- Required work
Print, word for word, every line from the beginning of the listing up to and including the line with "plt.rcParams['font.family'] = ['Liberation". Pictures are to be excluded.

- Information provided
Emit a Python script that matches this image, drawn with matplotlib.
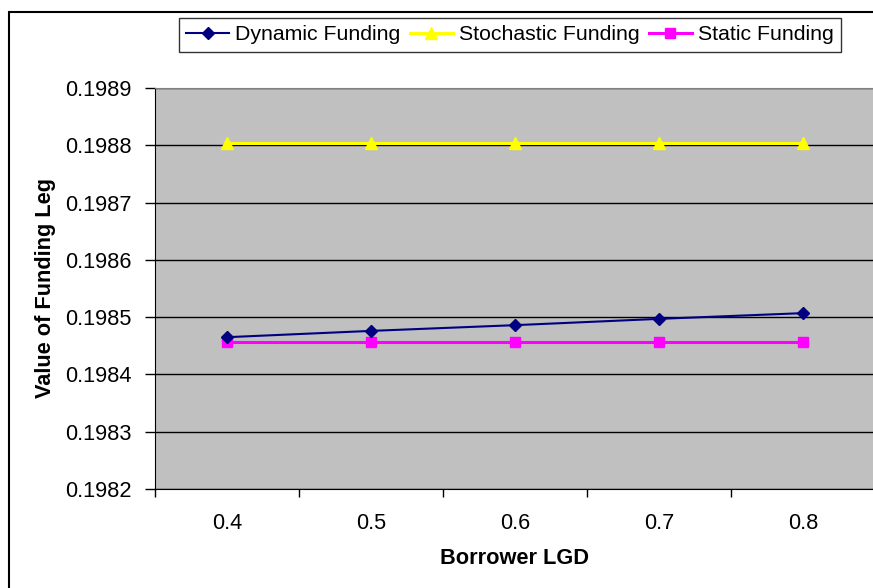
import numpy as np
import matplotlib
matplotlib.use("Agg")
import matplotlib.pyplot as plt
from matplotlib.patches import Rectangle

plt.rcParams['font.family'] = ['Liberation Sans', 'DejaVu Sans']

lgd = ["0.4", "0.5", "0.6", "0.7", "0.8"]
dynamic = [0.198465, 0.198476, 0.198486, 0.198497, 0.198507]
stochastic = [0.198804, 0.198804, 0.198804, 0.198804, 0.198804]
static = [0.198456, 0.198456, 0.198456, 0.198456, 0.198456]
y_ticks = [0.1982, 0.1983, 0.1984, 0.1985, 0.1986, 0.1987, 0.1988, 0.1989]

fs = 15.7

fig = plt.figure(figsize=(8.73, 5.88), dpi=100)
ax = fig.add_axes([155 / 873, 1 - 489 / 588, 720 / 873, 401 / 588])
ax.set_facecolor("#C0C0C0")

x = np.arange(len(lgd))
ax.plot(x, dynamic, color="#000080", lw=1.5, marker="D", ms=6.5, label="Dynamic Funding", zorder=4)
ax.plot(x, stochastic, color="#FFFF00", lw=2.2, marker="^", ms=8, label="Stochastic Funding", zorder=3)
ax.plot(x, static, color="#FF00FF", lw=2.2, marker="s", ms=6.5, label="Static Funding", zorder=3)

ax.set_xlim(-0.5, len(lgd) - 0.5)
ax.set_ylim(y_ticks[0], y_ticks[-1])
ax.set_yticks(y_ticks)
ax.set_yticklabels([f"{v:.4f}" for v in y_ticks], fontsize=fs)
ax.yaxis.grid(True, color="black", lw=1)
ax.set_axisbelow(True)

# category ticks between the groups, labels at the centres
ax.set_xticks(np.arange(-0.5, len(lgd)))
ax.set_xticklabels([])
ax.set_xticks(x, minor=True)
ax.set_xticklabels(lgd, minor=True, fontsize=fs)
ax.tick_params(axis="x", which="major", length=6, width=1, direction="out")
ax.tick_params(axis="x", which="minor", length=0, pad=17)
ax.tick_params(axis="y", length=7, width=1, direction="out", pad=10)

ax.spines["left"].set_color("black")
ax.spines["bottom"].set_color("black")
ax.spines["top"].set_color("#808080")
ax.spines["right"].set_color("#808080")

ax.set_xlabel("Borrower LGD", fontsize=fs, fontweight="bold", labelpad=10)
ax.set_ylabel("Value of Funding Leg", fontsize=fs, fontweight="bold", labelpad=6)

leg = fig.legend(loc="center", bbox_to_anchor=(510 / 873, 1 - 35 / 588), ncol=3,
                 fontsize=15.3, frameon=True, fancybox=False, edgecolor="black",
                 handlelength=2.0, handletextpad=0.3, columnspacing=0.45,
                 borderpad=0.35, borderaxespad=0)
leg.get_frame().set_linewidth(1)

fig.patches.append(Rectangle((9 / 873, -0.1), 1.2, 1.1 - 12 / 588, fill=False,
                             edgecolor="black", lw=1.5, transform=fig.transFigure))

fig.savefig("out.png", dpi=100)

- Reply
Emit a Python script that matches this image, drawn with matplotlib.
import numpy as np
import matplotlib
matplotlib.use("Agg")
import matplotlib.pyplot as plt
from matplotlib.patches import Rectangle

plt.rcParams['font.family'] = ['Liberation Sans', 'DejaVu Sans']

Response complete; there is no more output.